¿Se ha preguntado alguna vez por qué los últimos cuatro presidentes de El Salvador no tienen título universitario? ¿Casualidad? En realidad, es causalidad. Examine el discurso popular: “ya tuvimos presidentes preparados y son los más ladrones”, “creen que por tener un título valen más que los demás”, “yo no soy licenciado, pero ando en buena nave y tengo buena casa”, “Steve Jobs y Zuckerberg no terminaron la universidad”, “a quién le importa la ortografía”, “para qué voy a seguir estudiando. Mejor me voy pa’l Norte y regreso con plata”, “¡licenciado y trabajando en un Call Center!”, “la mejor universidad es la calle”, “hay genios sin estudios e idiotas con doctorados”. ¿Lo ve? No era casualidad. Es un fenómeno sociológico denominado anti intelectualismo, y que el escritor Isaac Asimov resume como “culto a la ignorancia (…) la falsa idea de que la democracia consiste en que “mi ignorancia es tan válida como tu conocimiento”.
La razón por la que nuestro presidente de turno, por ejemplo, no tiene un título universitario es porque existe este deseo inconsciente de un amplio sector de la sociedad de demostrar que se puede alcanzar el éxito sin prepararse académicamente; o incluso dirigir un país jugando al impostor como si este fuese un especial de “Atrápame si Puedes”. Hacer presidente a un lego es convertir a un sujeto en estandarte de la frustración social que padece la gente que no ha tenido oportunidad de formarse académicamente.

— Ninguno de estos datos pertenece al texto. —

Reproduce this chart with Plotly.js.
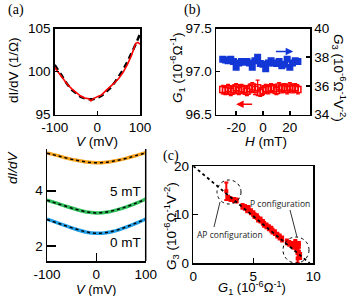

Del mismo modo que el niño que finge, como mecanismo de autodefensa, que no necesita lo que los demás niños poseen, así los ciudadanos fingen que no necesitan esos títulos que no poseen, pues reconocer tal cosa lastimaría sus egos individuales en proporciones insospechadas.
Esta carencia social hace que la gente se aferre con uñas y dientes a prejuicios insostenibles: a la creencia de que el éxito se mide en dinero y no en términos de autorrealización personal, o a la falacia de generalizar casos aislados y pretender que hay un Steve Jobs en cada analfabeta; o a sobrevalorar la falsa experiencia frente a los conocimientos técnicos y científicos; o recurrir a la falacia ad hominem de que quien invoca sus conocimientos en una discusión es pedante y elitista. He ahí por qué existe este afán protérvico de humillar al profesional cuya fortuna no medra, como queriendo validar el prejuicio de que estudiar es un fracaso.

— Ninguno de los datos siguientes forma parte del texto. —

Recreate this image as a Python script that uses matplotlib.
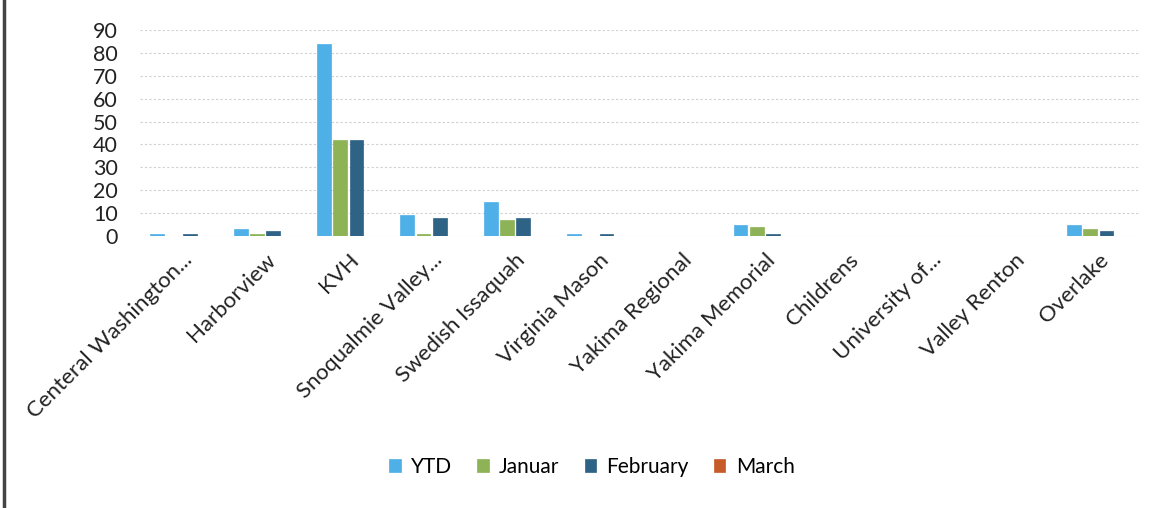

El anti intelectualismo es más peligroso que la bomba atómica, pues sus efectos perniciosos son continuos en el tiempo: no solo frenan el desarrollo de los pueblos -que indudablemente precisan del conocimiento para progresar-, sino que a su vez corrompe los cimientos éticos de la sociedad y degenera las democracias en oclocracias o tiranías populares; desaparece la meritocracia del mapa para ser reemplazada por el compadrazgo y las cadenas de influencia y se entra en un letargo social parecido al país de las maravillas de Alicia donde todo funciona al revés: el doctor en filosofía despacha la gasolina y el necio que, pudiendo, no hizo ni el noveno grado es el diputado que conduce la Hummer y le pide al doctor que le calibre las llantas; el comisionado presidencial de la Juventud es un patán de una radio mientras el egresado con el mejor CUM de la Universidad de El Salvador asiste a diez entrevistas donde le ofrecen el salario mínimo (si tiene vehículo y habla inglés).
No dudo de que el conocimiento no es un monopolio de la academia; que la experiencia y el conocimiento empírico son importantes, o que el valor de una persona nada tiene que ver con su grado instrucción, ni dudo de que, en un sistema educativo tan miserable, se nos cuelan muchos pseudo profesionales, pero nada de esto justifica que se enaltezca la falta de instrucción y se menosprecie el conocimiento académico… o peor aún: que el resentimiento social criminalice a la clase intelectual.